We’ll finally know more next week. President Joe Biden is expected to head to Pittsburgh next Wednesday to unveil his infrastructure plan, with a price tag as high as $4 trillion.

Speculation so far is promising. Lots of federal funding will be proposed for not only roads and bridges, but also for tackling climate change.

But what we don’t know yet is this: Will it be explicit about privatization?

Will it take a page out of Trump’s playbook, using a smaller pot of public money to ​“leverage” private investment from Wall Street banks and multinational corporations? Will it promote so-called “public-private partnerships,” which drain money and take decision-making power away from local communities?

These are important questions. So much is at stake. Particularly, racial justice.

From slavery to Jim Crow and through the post-civil rights era, fights over infrastructure spending have long been tinged with racism.

The end of the Civil War brought a wave of new construction to the South, including hospitals, housing and the region’s first public schools. As the Brookings Institution’s Vanessa Williamson has documented, wealthy Southern whites ​“focused their critique of Reconstruction on rising government debt and excessive spending, painting government by Black people and poor whites as intrinsically corrupt.”

Fast forward to the 1950s and ‘60s.

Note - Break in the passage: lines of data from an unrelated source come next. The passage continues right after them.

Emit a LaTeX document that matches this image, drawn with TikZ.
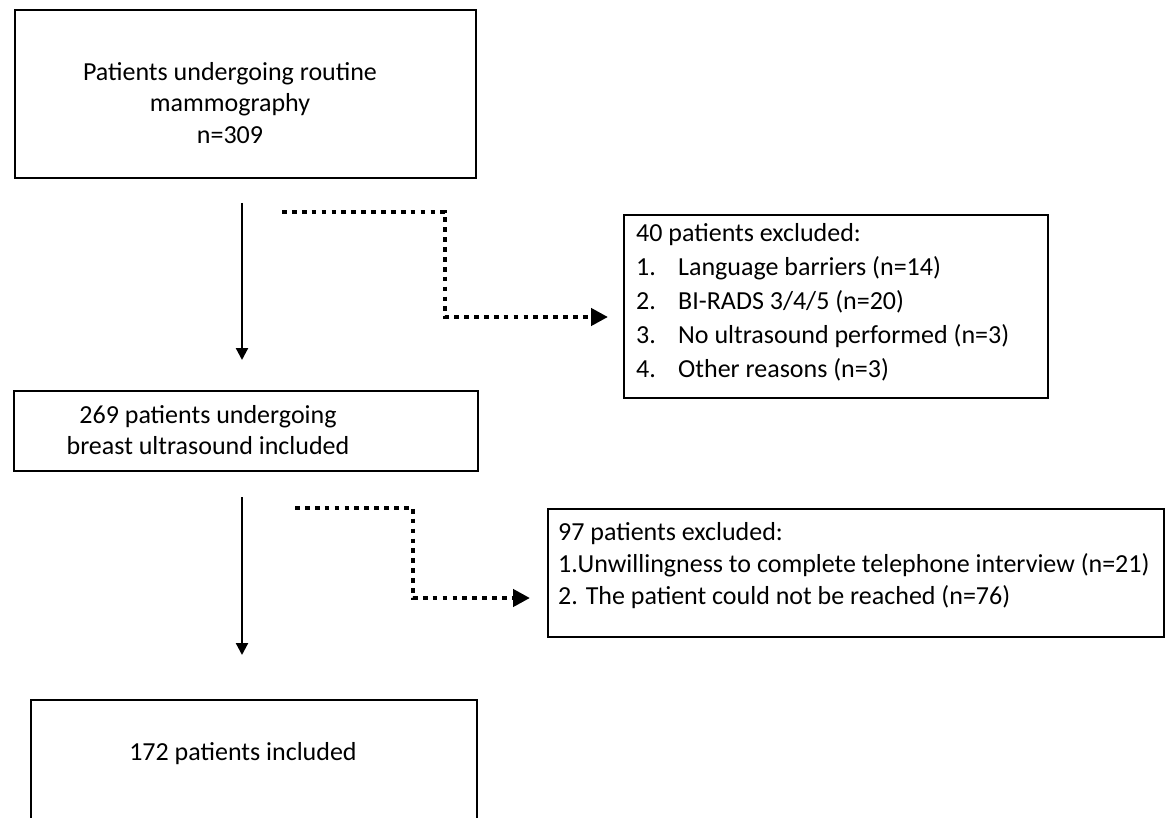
\documentclass[tikz,border=0pt]{standalone}
\usepackage{fontspec}
\setmainfont{Carlito}
\usetikzlibrary{arrows.meta}
\begin{document}
\begin{tikzpicture}[x=1pt,y=-1pt,
  box/.style={draw=black,line width=2pt,rectangle,inner sep=0pt,anchor=north west},
  txt/.style={font=\fontsize{26}{31.7}\selectfont,inner sep=0pt},
  listtxt/.style={font=\fontsize{26}{34}\selectfont,inner sep=0pt,align=left},
  solidarrow/.style={line width=2.2pt,-{Triangle[length=12pt,width=12pt]}},
  dotarrow/.style={line width=4.7pt,dash pattern=on 4.7pt off 5.2pt,-{Triangle[length=17pt,width=17pt]}}
]
\useasboundingbox (0,0) rectangle (1166,818);
\clip (0,0) rectangle (1166,818);
% boxes
\node[box,minimum width=461pt,minimum height=168pt] (b1) at (14,9) {};
\node[box,minimum width=424pt,minimum height=183pt] (b2) at (623,214) {};
\node[box,minimum width=464pt,minimum height=80pt] (b3) at (13,390) {};
\node[box,minimum width=616pt,minimum height=128pt] (b4) at (547,508) {};
\node[box,minimum width=446pt,minimum height=200pt] (b5) at (30,699) {};
% texts (multi-line nodes anchored at the baseline of their last line)
\node[txt,align=center] (t1) at (230,103) {Patients undergoing routine\\mammography\\n=309};
\node[listtxt,anchor=base west] (t2) at (636,377) {40 patients excluded:\\
\makebox[42pt][l]{1.}Language barriers (n=14)\\
\makebox[42pt][l]{2.}BI-RADS 3/4/5 (n=20)\\
\makebox[42pt][l]{3.}No ultrasound performed (n=3)\\
\makebox[42pt][l]{4.}Other reasons (n=3)};
\node[txt,align=center] (t3) at (208,430) {269 patients undergoing\\breast ultrasound included};
\node[txt,align=left,anchor=base west] (t4) at (558,604) {97 patients excluded:\\1.Unwillingness to complete telephone interview (n=21)\\2. The patient could not be reached (n=76)};
\node[txt,anchor=base] (t5) at (243,760) {172 patients included};
% connector ends
\coordinate (a1s) at (242,203);
\coordinate (a1e) at (242,360);
\coordinate (a2s) at (242,497);
\coordinate (a2e) at (242,655);
\coordinate (d1s) at (282,212);
\coordinate (d1c) at (445,212);
\coordinate (d1d) at (445,317);
\coordinate (d1e) at (608,317);
\coordinate (d2s) at (295,508);
\coordinate (d2c) at (413,508);
\coordinate (d2d) at (413,598);
\coordinate (d2e) at (530,598);
% connectors
\draw[solidarrow] (a1s) -- (a1e);
\draw[solidarrow] (a2s) -- (a2e);
\draw[dotarrow] (d1s) -- (d1c) -- (d1d) -- (d1e);
\draw[dotarrow] (d2s) -- (d2c) -- (d2d) -- (d2e);
\end{tikzpicture}
\end{document}
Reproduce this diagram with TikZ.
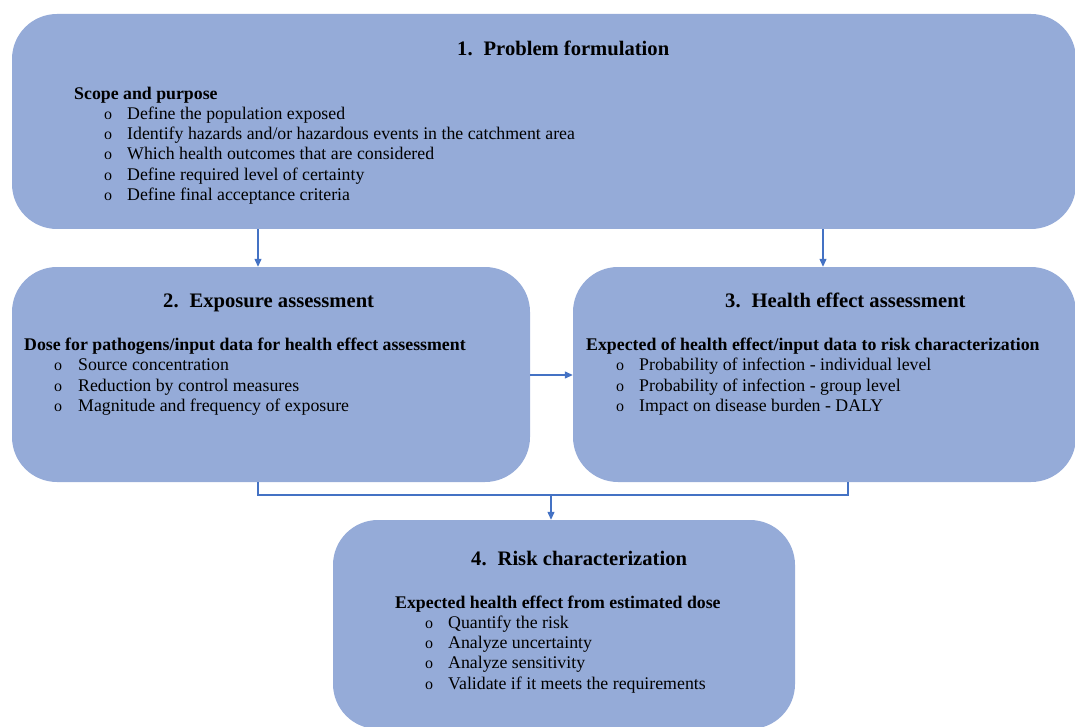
\documentclass[tikz,border=0pt]{standalone}
\usepackage{fontspec}
\setmainfont{Liberation Serif}
\usetikzlibrary{arrows.meta}
\definecolor{boxfill}{HTML}{95ABD8}
\definecolor{linkblue}{HTML}{4472C4}
\begin{document}
\begin{tikzpicture}[x=1pt,y=-1pt,
  stagebox/.style={draw=none,fill=boxfill,rounded corners=45pt,inner sep=0pt,
    minimum width=#1},
  ttl/.style={anchor=base west,inner sep=0pt,font=\fontsize{20.6}{24}\selectfont\bfseries},
  hdr/.style={anchor=base west,inner sep=0pt,font=\fontsize{17.8}{21}\selectfont\bfseries},
  itm/.style={anchor=base west,inner sep=0pt,font=\fontsize{17.8}{21}\selectfont},
  bul/.style={anchor=base west,inner sep=0pt,font=\fontsize{16}{18}\selectfont},
  link/.style={draw=linkblue,line width=1.2pt},
  arr/.style={link,-{Triangle[length=8pt,width=7pt]}}]
\clip (0,0) rectangle (1075,727);
\useasboundingbox (0,0) rectangle (1075,727);

% stage boxes
\node[stagebox=1064pt,minimum height=215pt] (b1) at (544,121.5) {};
\node[stagebox=518pt,minimum height=215pt] (b2) at (271,374.5) {};
\node[stagebox=503pt,minimum height=215pt] (b3) at (824.5,374.5) {};
\node[stagebox=462pt,minimum height=209pt] (b4) at (564,624.5) {};

% 1. Problem formulation
\node[ttl] (t1) at (457,56) {1.\hspace{11pt}Problem formulation};
\node[hdr] (h1) at (74,99.5) {Scope and purpose};
\foreach \yy/\txt [count=\i] in {119.5/{Define the population exposed},
    139.5/{Identify hazards and/or hazardous events in the catchment area},
    160/{Which health outcomes that are considered},
    180.5/{Define required level of certainty},
    201/{Define final acceptance criteria}}{
  \node[bul] (o1\i) at (104,\yy) {o};
  \node[itm] (p1\i) at (127,\yy) {\txt};
}

% 2. Exposure assessment
\node[ttl] (t2) at (163,307) {2.\hspace{11pt}Exposure assessment};
\node[hdr] (h2) at (24,350.5) {Dose for pathogens/input data for health effect assessment};
\foreach \yy/\txt [count=\i] in {370.5/{Source concentration},
    391/{Reduction by control measures},
    411.5/{Magnitude and frequency of exposure}}{
  \node[bul] (o2\i) at (54,\yy) {o};
  \node[itm] (p2\i) at (78,\yy) {\txt};
}

% 3. Health effect assessment
\node[ttl] (t3) at (725,307) {3.\hspace{11pt}Health effect assessment};
\node[hdr] (h3) at (586,350.5) {Expected of health effect/input data to risk characterization};
\foreach \yy/\txt [count=\i] in {370.5/{Probability of infection - individual level},
    391/{Probability of infection - group level},
    411.5/{Impact on disease burden - DALY}}{
  \node[bul] (o3\i) at (616,\yy) {o};
  \node[itm] (p3\i) at (639,\yy) {\txt};
}

% 4. Risk characterization
\node[ttl] (t4) at (471,565) {4.\hspace{11pt}Risk characterization};
\node[hdr] (h4) at (395,608.5) {Expected health effect from estimated dose};
\foreach \yy/\txt [count=\i] in {628.5/{Quantify the risk},
    648.5/{Analyze uncertainty},
    668.5/{Analyze sensitivity},
    689.5/{Validate if it meets the requirements}}{
  \node[bul] (o4\i) at (425,\yy) {o};
  \node[itm] (p4\i) at (448,\yy) {\txt};
}

% connectors
\coordinate (xa) at (258,0);
\coordinate (xb) at (823,0);
\coordinate (xc) at (848,0);
\coordinate (ry) at (0,375);
\coordinate (jn) at (551,495);
\draw[arr] (b1.south -| xa) -- (b2.north -| xa);
\draw[arr] (b1.south -| xb) -- (b3.north -| xb);
\draw[arr] (b2.east |- ry) -- (b3.west |- ry);
\draw[link] (b2.south -| xa) -- (xa |- jn) -- (xc |- jn) -- (b3.south -| xc);
\draw[arr] (jn) -- (b4.north -| jn);
\end{tikzpicture}
\end{document}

Once the civil rights movement won battles over desegregation, many white Americans withdrew their backing of well-funded public institutions and services. Conservatives began using privatization to attack still-popular public services like trash pick-up without seeming as though they were proposing service cuts.

More recently, a growing industry of multinational banks, construction firms, and private investors have lobbied state and local policymakers to sign infrastructure public-private partnerships. Private money has been used to build toll roads, water systems, prisons, and an increasing variety of infrastructure.

Maryland’s Prince George’s County, which is majority Black, just became the first jurisdiction in the country to sign a public-private partnership to build and maintain public schools.

Poor and working people, particularly those of color, have shouldered the worst outcomes of the privatization trend. Privatizing water systems and other infrastructure, including internet services, often has a disproportionate impact on communities of color. It also takes decision-making power away from these communities, contributing to systemic racism. 

Biden has committed his administration to racial equity. If he wants to live up to that, yes, the federal government needs to spend big on infrastructure. But it also has to say “no” to privatization.